Dataset content:
◇ ◇ ◇ ◇ ◇

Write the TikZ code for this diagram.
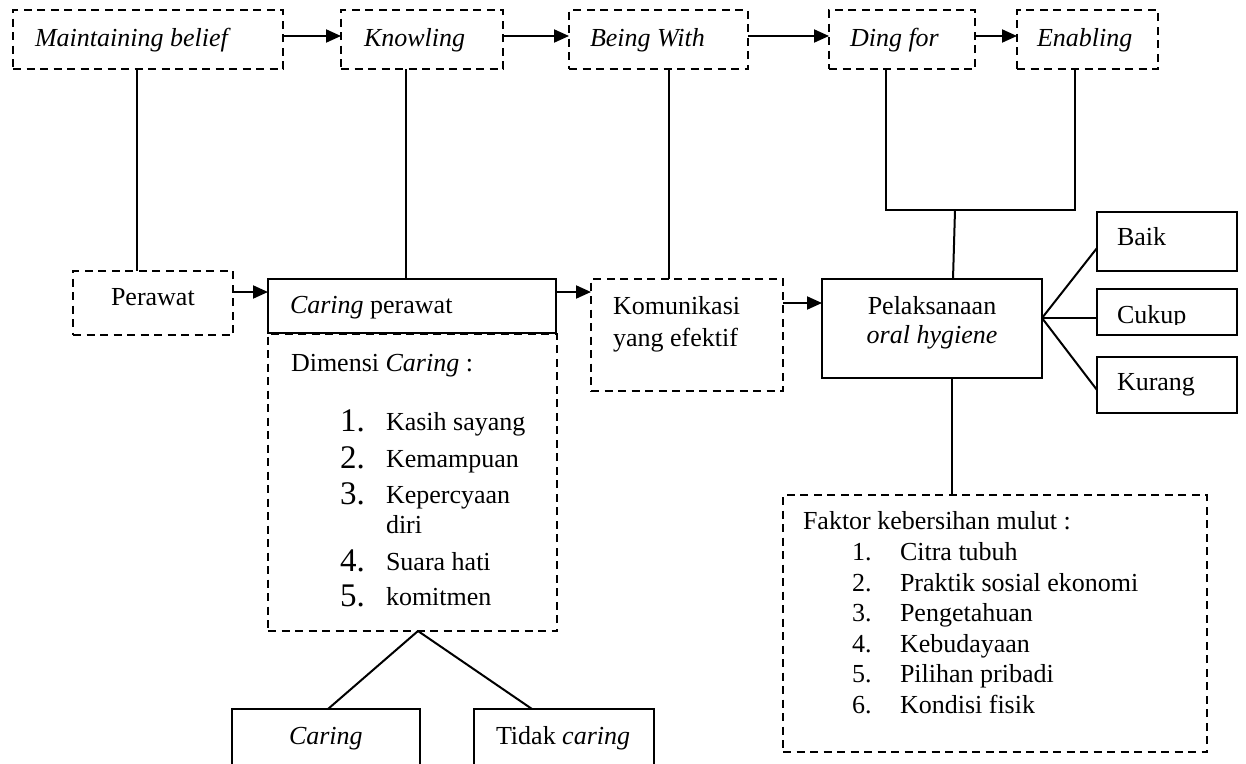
\documentclass[tikz,border=0pt]{standalone}
\usepackage{fontspec}
\setmainfont{Liberation Serif}
\usetikzlibrary{arrows.meta}
\begin{document}
\begin{tikzpicture}[x=1pt,y=-1pt,
  every node/.style={inner sep=0pt,outer sep=0pt},
  dbox/.style={draw,line width=2.8pt,dash pattern=on 8pt off 5.5pt,rectangle},
  sbox/.style={draw,line width=2.2pt,rectangle},
  txt/.style={anchor=base west,font=\fontsize{26}{30}\selectfont},
  ctxt/.style={anchor=base,font=\fontsize{26}{30}\selectfont},
  num/.style={anchor=base west,font=\fontsize{33}{36}\selectfont},
  conn/.style={line width=2pt},
  arr/.style={line width=2pt,-{Triangle[length=15pt,width=13pt]}}]
\clip (0,0) rectangle (1246,763);
\fill[white] (0,0) rectangle (1246,763);
% top row
\node[dbox,minimum width=270pt,minimum height=59pt] (mb) at (148,39.5) {};
\node[dbox,minimum width=162pt,minimum height=59pt] (kn) at (422,39.5) {};
\node[dbox,minimum width=179pt,minimum height=59pt] (bw) at (658.5,39.5) {};
\node[dbox,minimum width=146pt,minimum height=59pt] (df) at (902,39.5) {};
\node[dbox,minimum width=141pt,minimum height=59pt] (en) at (1087.5,39.5) {};
\node[txt] (tmb) at (35,46) {\itshape Maintaining belief};
\node[txt] (tkn) at (364,46) {\itshape Knowling};
\node[txt] (tbw) at (590,46) {\itshape Being With};
\node[txt] (tdf) at (850,46) {\itshape Ding for};
\node[txt] (ten) at (1037,46) {\itshape Enabling};
% middle row
\node[dbox,minimum width=160pt,minimum height=64pt] (pr) at (153,303) {};
\node[sbox,minimum width=288pt,minimum height=54pt] (cp) at (412,306) {};
\node[dbox,minimum width=289pt,minimum height=297pt] (dim) at (412.5,482.5) {};
\node[dbox,minimum width=192pt,minimum height=112pt] (kom) at (687,335) {};
\node[sbox,minimum width=220pt,minimum height=99pt] (pel) at (932,328.5) {};
\node[sbox,minimum width=140pt,minimum height=59pt] (baik) at (1167,241.5) {};
\node[sbox,minimum width=140pt,minimum height=46pt] (cukup) at (1167,312) {};
\node[sbox,minimum width=140pt,minimum height=56pt] (kurang) at (1167,385) {};
\node[dbox,minimum width=424pt,minimum height=257pt] (fak) at (995,623.5) {};
\node[sbox,minimum width=188pt,minimum height=71pt] (car) at (326,744.5) {};
\node[sbox,minimum width=180pt,minimum height=71pt] (tc) at (564,744.5) {};
% texts
\node[txt] (tpr) at (111,305) {Perawat};
\node[txt] (tcp) at (290,313) {\textit{Caring} perawat};
\node[txt] (tdim) at (291,371) {Dimensi \textit{Caring} :};
\node[num] (n1) at (340,431) {1.};
\node[num] (n2) at (340,468) {2.};
\node[num] (n3) at (340,504) {3.};
\node[num] (n4) at (340,571) {4.};
\node[num] (n5) at (340,606) {5.};
\node[txt] (d1) at (386,430) {Kasih sayang};
\node[txt] (d2) at (386,467) {Kemampuan};
\node[txt] (d3) at (386,503) {Kepercyaan};
\node[txt] (d3b) at (386,533) {diri};
\node[txt] (d4) at (386,570) {Suara hati};
\node[txt] (d5) at (386,605) {komitmen};
\node[txt] (tk1) at (613,314) {Komunikasi};
\node[txt] (tk2) at (613,346) {yang efektif};
\node[ctxt] (tp1) at (932,314) {Pelaksanaan};
\node[ctxt] (tp2) at (932,343) {\itshape oral hygiene};
\node[txt] (tbaik) at (1117,245) {Baik};
\begin{scope}
\clip (1097,289) rectangle (1237,324);
\node[txt] (tcukup) at (1117,323) {Cukup};
\end{scope}
\node[txt] (tkurang) at (1117,390) {Kurang};
\node[txt] (tfak) at (803,529) {Faktor kebersihan mulut :};
\node[txt] (f1n) at (852,560) {1.};
\node[txt] (f2n) at (852,591) {2.};
\node[txt] (f3n) at (852,621) {3.};
\node[txt] (f4n) at (852,652) {4.};
\node[txt] (f5n) at (852,682) {5.};
\node[txt] (f6n) at (852,713) {6.};
\node[txt] (f1) at (900,560) {Citra tubuh};
\node[txt] (f2) at (900,591) {Praktik sosial ekonomi};
\node[txt] (f3) at (900,621) {Pengetahuan};
\node[txt] (f4) at (900,652) {Kebudayaan};
\node[txt] (f5) at (900,682) {Pilihan pribadi};
\node[txt] (f6) at (900,713) {Kondisi fisik};
\node[txt] (tcar) at (289,744) {\itshape Caring};
\node[txt] (ttc) at (496,744) {Tidak \textit{caring}};
% top arrows
\draw[arr] ([yshift=3.5pt]mb.east) -- ([yshift=3.5pt]kn.west);
\draw[arr] ([yshift=3.5pt]kn.east) -- ([yshift=3.5pt]bw.west);
\draw[arr] ([yshift=3.5pt]bw.east) -- ([yshift=3.5pt]df.west);
\draw[arr] ([yshift=3.5pt]df.east) -- ([yshift=3.5pt]en.west);
% middle arrows
\draw[arr] ([yshift=11pt]pr.east) -- ([yshift=14pt]cp.west);
\draw[arr] ([yshift=14pt]cp.east) -- ([yshift=43pt]kom.west);
\draw[arr] ([yshift=32pt]kom.east) -- ([yshift=25.5pt]pel.west);
% verticals
\draw[conn] ([xshift=-11pt]mb.south) -- ([xshift=-16pt]pr.north);
\draw[conn] ([xshift=-16pt]kn.south) -- ([xshift=-6pt]cp.north);
\draw[conn] ([xshift=10.5pt]bw.south) -- ([xshift=-18pt]kom.north);
\coordinate (bl) at (886,210);
\coordinate (brr) at (1075,210);
\coordinate (bm) at (955,210);
\draw[conn] ([xshift=-16pt]df.south) -- (bl) -- (brr) -- ([xshift=-12.5pt]en.south);
\draw[conn] (bm) -- ([xshift=21pt]pel.north);
% outcome lines
\draw[conn] ([yshift=10.5pt]pel.east) -- ([yshift=-6.5pt]baik.west);
\draw[conn] ([yshift=10.5pt]pel.east) -- ([yshift=-6pt]cukup.west);
\draw[conn] ([yshift=10.5pt]pel.east) -- ([yshift=-5pt]kurang.west);
\draw[conn] ([xshift=20pt]pel.south) -- ([xshift=-43pt]fak.north);
\draw[conn] ([xshift=5.5pt]dim.south) -- ([xshift=2pt]car.north);
\draw[conn] ([xshift=5.5pt]dim.south) -- ([xshift=-32pt]tc.north);
\end{tikzpicture}
\end{document}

◇ ◇ ◇ ◇ ◇

Instructions for the task: Copy out all of the material exactly as written, without its pictures.

Answer for the task:
Write the TikZ code for this diagram.
\documentclass[tikz,border=0pt]{standalone}
\usepackage{fontspec}
\setmainfont{Liberation Serif}
\usetikzlibrary{arrows.meta}
\begin{document}
\begin{tikzpicture}[x=1pt,y=-1pt,
  every node/.style={inner sep=0pt,outer sep=0pt},
  dbox/.style={draw,line width=2.8pt,dash pattern=on 8pt off 5.5pt,rectangle},
  sbox/.style={draw,line width=2.2pt,rectangle},
  txt/.style={anchor=base west,font=\fontsize{26}{30}\selectfont},
  ctxt/.style={anchor=base,font=\fontsize{26}{30}\selectfont},
  num/.style={anchor=base west,font=\fontsize{33}{36}\selectfont},
  conn/.style={line width=2pt},
  arr/.style={line width=2pt,-{Triangle[length=15pt,width=13pt]}}]
\clip (0,0) rectangle (1246,763);
\fill[white] (0,0) rectangle (1246,763);
% top row
\node[dbox,minimum width=270pt,minimum height=59pt] (mb) at (148,39.5) {};
\node[dbox,minimum width=162pt,minimum height=59pt] (kn) at (422,39.5) {};
\node[dbox,minimum width=179pt,minimum height=59pt] (bw) at (658.5,39.5) {};
\node[dbox,minimum width=146pt,minimum height=59pt] (df) at (902,39.5) {};
\node[dbox,minimum width=141pt,minimum height=59pt] (en) at (1087.5,39.5) {};
\node[txt] (tmb) at (35,46) {\itshape Maintaining belief};
\node[txt] (tkn) at (364,46) {\itshape Knowling};
\node[txt] (tbw) at (590,46) {\itshape Being With};
\node[txt] (tdf) at (850,46) {\itshape Ding for};
\node[txt] (ten) at (1037,46) {\itshape Enabling};
% middle row
\node[dbox,minimum width=160pt,minimum height=64pt] (pr) at (153,303) {};
\node[sbox,minimum width=288pt,minimum height=54pt] (cp) at (412,306) {};
\node[dbox,minimum width=289pt,minimum height=297pt] (dim) at (412.5,482.5) {};
\node[dbox,minimum width=192pt,minimum height=112pt] (kom) at (687,335) {};
\node[sbox,minimum width=220pt,minimum height=99pt] (pel) at (932,328.5) {};
\node[sbox,minimum width=140pt,minimum height=59pt] (baik) at (1167,241.5) {};
\node[sbox,minimum width=140pt,minimum height=46pt] (cukup) at (1167,312) {};
\node[sbox,minimum width=140pt,minimum height=56pt] (kurang) at (1167,385) {};
\node[dbox,minimum width=424pt,minimum height=257pt] (fak) at (995,623.5) {};
\node[sbox,minimum width=188pt,minimum height=71pt] (car) at (326,744.5) {};
\node[sbox,minimum width=180pt,minimum height=71pt] (tc) at (564,744.5) {};
% texts
\node[txt] (tpr) at (111,305) {Perawat};
\node[txt] (tcp) at (290,313) {\textit{Caring} perawat};
\node[txt] (tdim) at (291,371) {Dimensi \textit{Caring} :};
\node[num] (n1) at (340,431) {1.};
\node[num] (n2) at (340,468) {2.};
\node[num] (n3) at (340,504) {3.};
\node[num] (n4) at (340,571) {4.};
\node[num] (n5) at (340,606) {5.};
\node[txt] (d1) at (386,430) {Kasih sayang};
\node[txt] (d2) at (386,467) {Kemampuan};
\node[txt] (d3) at (386,503) {Kepercyaan};
\node[txt] (d3b) at (386,533) {diri};
\node[txt] (d4) at (386,570) {Suara hati};
\node[txt] (d5) at (386,605) {komitmen};
\node[txt] (tk1) at (613,314) {Komunikasi};
\node[txt] (tk2) at (613,346) {yang efektif};
\node[ctxt] (tp1) at (932,314) {Pelaksanaan};
\node[ctxt] (tp2) at (932,343) {\itshape oral hygiene};
\node[txt] (tbaik) at (1117,245) {Baik};
\begin{scope}
\clip (1097,289) rectangle (1237,324);
\node[txt] (tcukup) at (1117,323) {Cukup};
\end{scope}
\node[txt] (tkurang) at (1117,390) {Kurang};
\node[txt] (tfak) at (803,529) {Faktor kebersihan mulut :};
\node[txt] (f1n) at (852,560) {1.};
\node[txt] (f2n) at (852,591) {2.};
\node[txt] (f3n) at (852,621) {3.};
\node[txt] (f4n) at (852,652) {4.};
\node[txt] (f5n) at (852,682) {5.};
\node[txt] (f6n) at (852,713) {6.};
\node[txt] (f1) at (900,560) {Citra tubuh};
\node[txt] (f2) at (900,591) {Praktik sosial ekonomi};
\node[txt] (f3) at (900,621) {Pengetahuan};
\node[txt] (f4) at (900,652) {Kebudayaan};
\node[txt] (f5) at (900,682) {Pilihan pribadi};
\node[txt] (f6) at (900,713) {Kondisi fisik};
\node[txt] (tcar) at (289,744) {\itshape Caring};
\node[txt] (ttc) at (496,744) {Tidak \textit{caring}};
% top arrows
\draw[arr] ([yshift=3.5pt]mb.east) -- ([yshift=3.5pt]kn.west);
\draw[arr] ([yshift=3.5pt]kn.east) -- ([yshift=3.5pt]bw.west);
\draw[arr] ([yshift=3.5pt]bw.east) -- ([yshift=3.5pt]df.west);
\draw[arr] ([yshift=3.5pt]df.east) -- ([yshift=3.5pt]en.west);
% middle arrows
\draw[arr] ([yshift=11pt]pr.east) -- ([yshift=14pt]cp.west);
\draw[arr] ([yshift=14pt]cp.east) -- ([yshift=43pt]kom.west);
\draw[arr] ([yshift=32pt]kom.east) -- ([yshift=25.5pt]pel.west);
% verticals
\draw[conn] ([xshift=-11pt]mb.south) -- ([xshift=-16pt]pr.north);
\draw[conn] ([xshift=-16pt]kn.south) -- ([xshift=-6pt]cp.north);
\draw[conn] ([xshift=10.5pt]bw.south) -- ([xshift=-18pt]kom.north);
\coordinate (bl) at (886,210);
\coordinate (brr) at (1075,210);
\coordinate (bm) at (955,210);
\draw[conn] ([xshift=-16pt]df.south) -- (bl) -- (brr) -- ([xshift=-12.5pt]en.south);
\draw[conn] (bm) -- ([xshift=21pt]pel.north);
% outcome lines
\draw[conn] ([yshift=10.5pt]pel.east) -- ([yshift=-6.5pt]baik.west);
\draw[conn] ([yshift=10.5pt]pel.east) -- ([yshift=-6pt]cukup.west);
\draw[conn] ([yshift=10.5pt]pel.east) -- ([yshift=-5pt]kurang.west);
\draw[conn] ([xshift=20pt]pel.south) -- ([xshift=-43pt]fak.north);
\draw[conn] ([xshift=5.5pt]dim.south) -- ([xshift=2pt]car.north);
\draw[conn] ([xshift=5.5pt]dim.south) -- ([xshift=-32pt]tc.north);
\end{tikzpicture}
\end{document}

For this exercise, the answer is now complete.